Start
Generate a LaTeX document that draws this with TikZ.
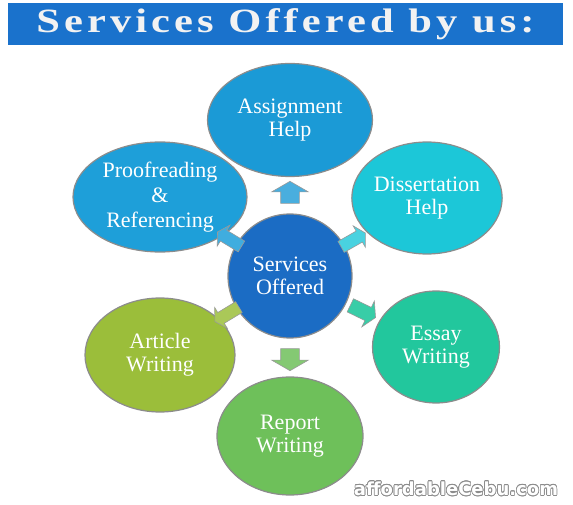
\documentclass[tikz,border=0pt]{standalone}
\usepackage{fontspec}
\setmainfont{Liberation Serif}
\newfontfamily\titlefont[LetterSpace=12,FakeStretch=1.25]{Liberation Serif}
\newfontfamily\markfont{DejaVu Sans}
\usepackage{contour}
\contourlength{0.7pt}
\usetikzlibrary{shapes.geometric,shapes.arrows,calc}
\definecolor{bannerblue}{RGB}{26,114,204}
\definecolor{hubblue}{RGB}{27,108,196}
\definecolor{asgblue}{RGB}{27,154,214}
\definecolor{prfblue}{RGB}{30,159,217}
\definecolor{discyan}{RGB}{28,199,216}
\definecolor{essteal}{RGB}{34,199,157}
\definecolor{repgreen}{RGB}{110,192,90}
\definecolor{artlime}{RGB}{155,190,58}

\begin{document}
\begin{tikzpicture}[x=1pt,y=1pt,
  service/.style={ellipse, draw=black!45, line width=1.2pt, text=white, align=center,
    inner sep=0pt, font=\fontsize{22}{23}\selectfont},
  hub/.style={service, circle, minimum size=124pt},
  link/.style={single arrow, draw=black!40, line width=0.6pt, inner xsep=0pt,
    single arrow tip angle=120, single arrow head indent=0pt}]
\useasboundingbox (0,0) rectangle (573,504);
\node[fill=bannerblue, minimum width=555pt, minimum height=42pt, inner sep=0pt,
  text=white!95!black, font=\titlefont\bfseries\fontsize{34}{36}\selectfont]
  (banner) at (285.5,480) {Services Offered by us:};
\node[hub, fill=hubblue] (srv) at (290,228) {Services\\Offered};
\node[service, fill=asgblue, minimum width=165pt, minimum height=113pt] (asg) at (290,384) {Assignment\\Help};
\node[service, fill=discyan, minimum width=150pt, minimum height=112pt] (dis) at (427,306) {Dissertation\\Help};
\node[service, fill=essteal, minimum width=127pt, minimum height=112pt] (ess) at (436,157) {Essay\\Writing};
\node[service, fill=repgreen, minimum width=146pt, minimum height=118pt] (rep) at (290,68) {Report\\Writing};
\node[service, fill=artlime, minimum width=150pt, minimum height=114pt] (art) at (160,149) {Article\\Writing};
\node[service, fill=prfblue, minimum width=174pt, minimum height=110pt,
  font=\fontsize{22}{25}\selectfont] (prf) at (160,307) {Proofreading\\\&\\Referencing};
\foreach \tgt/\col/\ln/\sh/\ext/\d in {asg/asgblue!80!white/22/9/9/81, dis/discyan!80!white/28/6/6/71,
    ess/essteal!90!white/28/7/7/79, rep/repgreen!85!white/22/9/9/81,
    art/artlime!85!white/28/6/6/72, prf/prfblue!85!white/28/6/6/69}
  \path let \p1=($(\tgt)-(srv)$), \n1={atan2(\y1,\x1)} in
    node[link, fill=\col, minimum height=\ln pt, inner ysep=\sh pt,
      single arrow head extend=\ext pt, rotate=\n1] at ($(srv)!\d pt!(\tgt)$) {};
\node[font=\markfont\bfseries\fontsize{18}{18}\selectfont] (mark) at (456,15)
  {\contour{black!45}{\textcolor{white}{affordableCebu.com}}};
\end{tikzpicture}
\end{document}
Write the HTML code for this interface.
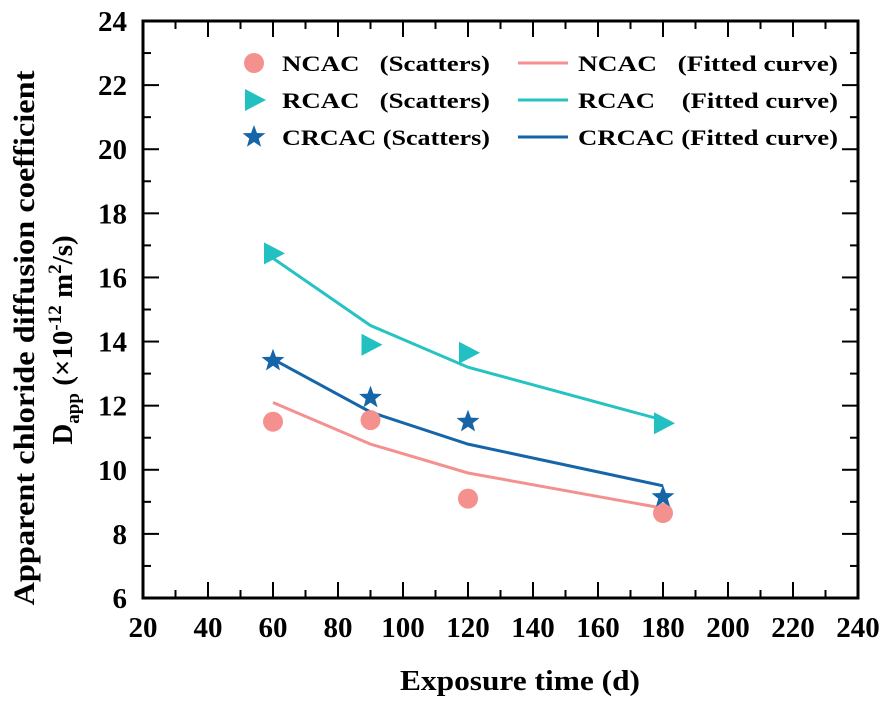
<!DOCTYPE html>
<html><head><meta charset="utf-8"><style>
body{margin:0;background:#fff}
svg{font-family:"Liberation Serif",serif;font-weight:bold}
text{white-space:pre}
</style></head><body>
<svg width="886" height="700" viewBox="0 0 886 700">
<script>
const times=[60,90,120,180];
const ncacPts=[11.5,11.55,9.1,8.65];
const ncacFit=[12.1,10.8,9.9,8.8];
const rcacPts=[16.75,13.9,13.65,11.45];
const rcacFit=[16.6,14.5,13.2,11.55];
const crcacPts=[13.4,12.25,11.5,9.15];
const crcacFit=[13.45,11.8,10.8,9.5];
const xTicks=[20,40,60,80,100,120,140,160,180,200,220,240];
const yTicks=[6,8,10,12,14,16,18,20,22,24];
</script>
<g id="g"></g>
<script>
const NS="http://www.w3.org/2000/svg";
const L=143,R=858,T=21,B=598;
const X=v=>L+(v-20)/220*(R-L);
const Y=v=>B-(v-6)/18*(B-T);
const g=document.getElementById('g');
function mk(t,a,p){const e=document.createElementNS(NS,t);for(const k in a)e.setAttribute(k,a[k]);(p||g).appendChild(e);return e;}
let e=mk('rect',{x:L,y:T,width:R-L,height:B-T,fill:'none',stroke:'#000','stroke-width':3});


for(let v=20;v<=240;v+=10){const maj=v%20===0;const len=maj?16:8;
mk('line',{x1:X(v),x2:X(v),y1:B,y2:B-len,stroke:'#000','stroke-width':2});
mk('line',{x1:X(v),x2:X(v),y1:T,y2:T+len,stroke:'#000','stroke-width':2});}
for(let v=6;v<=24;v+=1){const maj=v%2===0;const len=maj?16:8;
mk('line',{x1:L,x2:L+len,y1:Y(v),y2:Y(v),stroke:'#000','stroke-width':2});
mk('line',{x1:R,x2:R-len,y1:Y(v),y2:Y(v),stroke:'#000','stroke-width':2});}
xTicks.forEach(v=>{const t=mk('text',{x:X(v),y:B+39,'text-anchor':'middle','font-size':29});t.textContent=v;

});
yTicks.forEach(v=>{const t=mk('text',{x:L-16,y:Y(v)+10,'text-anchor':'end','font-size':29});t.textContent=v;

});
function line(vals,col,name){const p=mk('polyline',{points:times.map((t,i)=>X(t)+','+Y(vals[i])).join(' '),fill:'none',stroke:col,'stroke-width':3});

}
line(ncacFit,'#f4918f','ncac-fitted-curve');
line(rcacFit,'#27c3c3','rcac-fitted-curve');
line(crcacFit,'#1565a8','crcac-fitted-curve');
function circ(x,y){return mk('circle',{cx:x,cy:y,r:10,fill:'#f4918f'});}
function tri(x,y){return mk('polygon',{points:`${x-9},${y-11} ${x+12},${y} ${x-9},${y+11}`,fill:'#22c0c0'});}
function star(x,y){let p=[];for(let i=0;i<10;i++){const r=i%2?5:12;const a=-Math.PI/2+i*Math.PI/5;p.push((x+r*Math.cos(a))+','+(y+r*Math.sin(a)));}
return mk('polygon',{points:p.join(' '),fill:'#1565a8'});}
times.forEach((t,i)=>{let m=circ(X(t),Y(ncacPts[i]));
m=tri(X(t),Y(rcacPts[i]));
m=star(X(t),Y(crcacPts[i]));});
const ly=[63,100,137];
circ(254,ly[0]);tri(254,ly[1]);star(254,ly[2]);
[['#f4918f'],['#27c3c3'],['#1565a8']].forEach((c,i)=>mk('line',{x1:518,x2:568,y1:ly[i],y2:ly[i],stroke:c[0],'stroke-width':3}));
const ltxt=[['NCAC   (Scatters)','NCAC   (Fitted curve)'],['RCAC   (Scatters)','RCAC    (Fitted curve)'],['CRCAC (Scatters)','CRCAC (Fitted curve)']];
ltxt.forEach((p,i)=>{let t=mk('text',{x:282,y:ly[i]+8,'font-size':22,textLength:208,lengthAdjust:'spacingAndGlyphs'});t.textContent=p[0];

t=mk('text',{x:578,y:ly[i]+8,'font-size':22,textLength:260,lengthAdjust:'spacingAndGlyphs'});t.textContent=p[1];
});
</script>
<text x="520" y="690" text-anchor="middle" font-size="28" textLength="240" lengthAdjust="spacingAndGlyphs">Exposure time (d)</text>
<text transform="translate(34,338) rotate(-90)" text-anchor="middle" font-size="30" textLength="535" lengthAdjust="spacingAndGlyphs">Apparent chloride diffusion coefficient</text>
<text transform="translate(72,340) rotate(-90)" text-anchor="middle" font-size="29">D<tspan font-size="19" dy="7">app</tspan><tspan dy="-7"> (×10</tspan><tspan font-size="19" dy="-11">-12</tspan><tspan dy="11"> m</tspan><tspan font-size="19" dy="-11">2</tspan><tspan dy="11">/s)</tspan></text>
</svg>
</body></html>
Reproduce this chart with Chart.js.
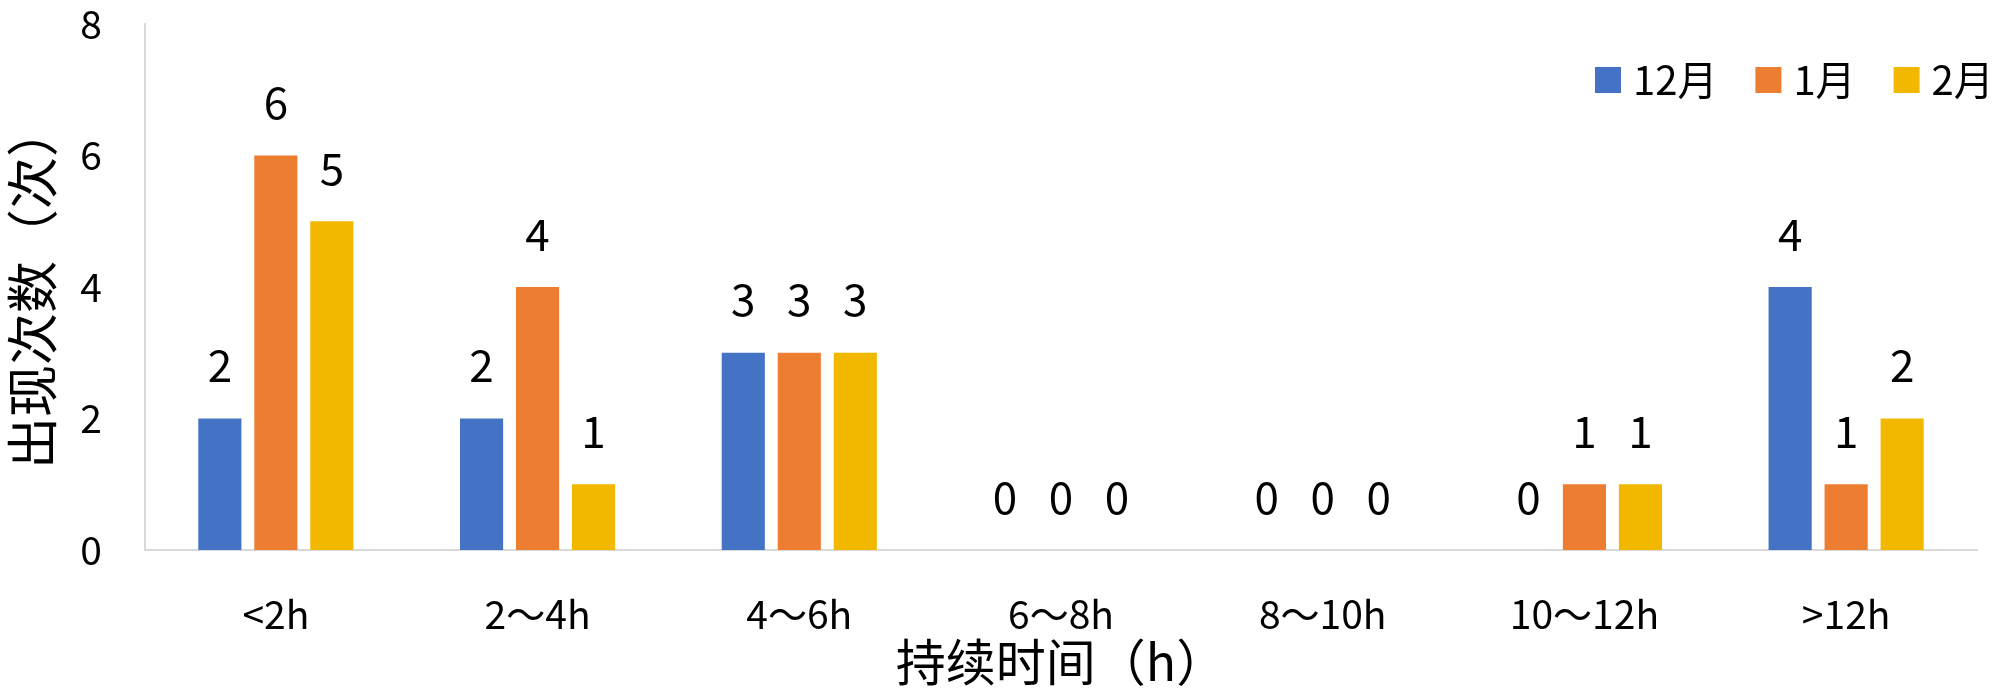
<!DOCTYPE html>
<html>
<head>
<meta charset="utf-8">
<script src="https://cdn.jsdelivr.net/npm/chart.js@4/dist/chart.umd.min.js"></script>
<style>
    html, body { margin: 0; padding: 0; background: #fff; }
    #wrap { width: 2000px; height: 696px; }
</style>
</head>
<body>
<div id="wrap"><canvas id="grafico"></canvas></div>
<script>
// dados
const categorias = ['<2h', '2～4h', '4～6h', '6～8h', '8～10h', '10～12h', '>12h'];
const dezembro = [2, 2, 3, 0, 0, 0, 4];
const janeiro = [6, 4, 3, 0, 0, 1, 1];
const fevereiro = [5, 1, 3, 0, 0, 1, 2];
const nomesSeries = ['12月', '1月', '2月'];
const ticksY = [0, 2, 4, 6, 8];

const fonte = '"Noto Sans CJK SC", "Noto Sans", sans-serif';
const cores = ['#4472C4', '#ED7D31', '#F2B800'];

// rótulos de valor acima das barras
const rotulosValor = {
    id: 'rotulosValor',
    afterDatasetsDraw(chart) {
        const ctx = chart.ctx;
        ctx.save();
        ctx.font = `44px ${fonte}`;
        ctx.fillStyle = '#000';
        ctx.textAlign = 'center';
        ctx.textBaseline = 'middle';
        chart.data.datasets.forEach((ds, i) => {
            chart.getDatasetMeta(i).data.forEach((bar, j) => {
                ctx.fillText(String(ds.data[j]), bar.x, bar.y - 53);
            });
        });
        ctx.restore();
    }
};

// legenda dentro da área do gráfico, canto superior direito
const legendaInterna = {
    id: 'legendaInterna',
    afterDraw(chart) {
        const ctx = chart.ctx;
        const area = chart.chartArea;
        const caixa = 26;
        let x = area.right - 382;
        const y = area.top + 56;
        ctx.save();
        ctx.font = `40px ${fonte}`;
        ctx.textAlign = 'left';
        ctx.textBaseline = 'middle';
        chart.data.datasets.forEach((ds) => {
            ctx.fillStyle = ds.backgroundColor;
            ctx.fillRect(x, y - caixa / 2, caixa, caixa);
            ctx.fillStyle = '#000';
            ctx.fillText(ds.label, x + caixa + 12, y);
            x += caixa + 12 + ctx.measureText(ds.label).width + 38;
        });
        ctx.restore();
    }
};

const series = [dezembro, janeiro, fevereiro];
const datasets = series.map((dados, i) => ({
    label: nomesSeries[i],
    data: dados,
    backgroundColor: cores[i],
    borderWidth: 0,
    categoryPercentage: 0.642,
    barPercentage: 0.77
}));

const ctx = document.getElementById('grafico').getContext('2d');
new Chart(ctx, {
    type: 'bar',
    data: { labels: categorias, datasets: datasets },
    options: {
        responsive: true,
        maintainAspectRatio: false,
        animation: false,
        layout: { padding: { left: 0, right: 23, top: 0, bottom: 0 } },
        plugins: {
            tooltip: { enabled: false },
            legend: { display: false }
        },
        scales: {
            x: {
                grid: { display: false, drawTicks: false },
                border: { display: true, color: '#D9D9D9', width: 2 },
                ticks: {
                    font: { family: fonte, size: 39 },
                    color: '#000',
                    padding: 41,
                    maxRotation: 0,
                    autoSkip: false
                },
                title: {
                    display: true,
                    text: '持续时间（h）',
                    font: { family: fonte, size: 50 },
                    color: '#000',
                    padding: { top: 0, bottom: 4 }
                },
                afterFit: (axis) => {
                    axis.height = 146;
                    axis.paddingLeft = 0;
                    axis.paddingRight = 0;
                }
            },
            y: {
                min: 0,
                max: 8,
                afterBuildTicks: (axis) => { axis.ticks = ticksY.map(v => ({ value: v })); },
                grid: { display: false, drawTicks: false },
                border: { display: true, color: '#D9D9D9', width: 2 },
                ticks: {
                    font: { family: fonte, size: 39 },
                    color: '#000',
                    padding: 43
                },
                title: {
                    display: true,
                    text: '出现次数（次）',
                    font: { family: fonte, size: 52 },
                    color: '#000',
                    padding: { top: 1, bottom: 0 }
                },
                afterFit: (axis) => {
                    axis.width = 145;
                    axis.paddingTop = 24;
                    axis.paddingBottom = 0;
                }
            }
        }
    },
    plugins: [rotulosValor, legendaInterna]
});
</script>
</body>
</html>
End
§ Task statement: Exactly reproduce the lines from the line holding "Reproduce this chart with Chart.js." through the line holding "const cores = ['#4472C4', '#ED7D31', '#F2B800'];", and only those; pictures are to be left out.

§ Task output:
Reproduce this chart with Chart.js.
<!DOCTYPE html>
<html>
<head>
<meta charset="utf-8">
<script src="https://cdn.jsdelivr.net/npm/chart.js@4/dist/chart.umd.min.js"></script>
<style>
    html, body { margin: 0; padding: 0; background: #fff; }
    #wrap { width: 2000px; height: 696px; }
</style>
</head>
<body>
<div id="wrap"><canvas id="grafico"></canvas></div>
<script>
// dados
const categorias = ['<2h', '2～4h', '4～6h', '6～8h', '8～10h', '10～12h', '>12h'];
const dezembro = [2, 2, 3, 0, 0, 0, 4];
const janeiro = [6, 4, 3, 0, 0, 1, 1];
const fevereiro = [5, 1, 3, 0, 0, 1, 2];
const nomesSeries = ['12月', '1月', '2月'];
const ticksY = [0, 2, 4, 6, 8];

const fonte = '"Noto Sans CJK SC", "Noto Sans", sans-serif';
const cores = ['#4472C4', '#ED7D31', '#F2B800'];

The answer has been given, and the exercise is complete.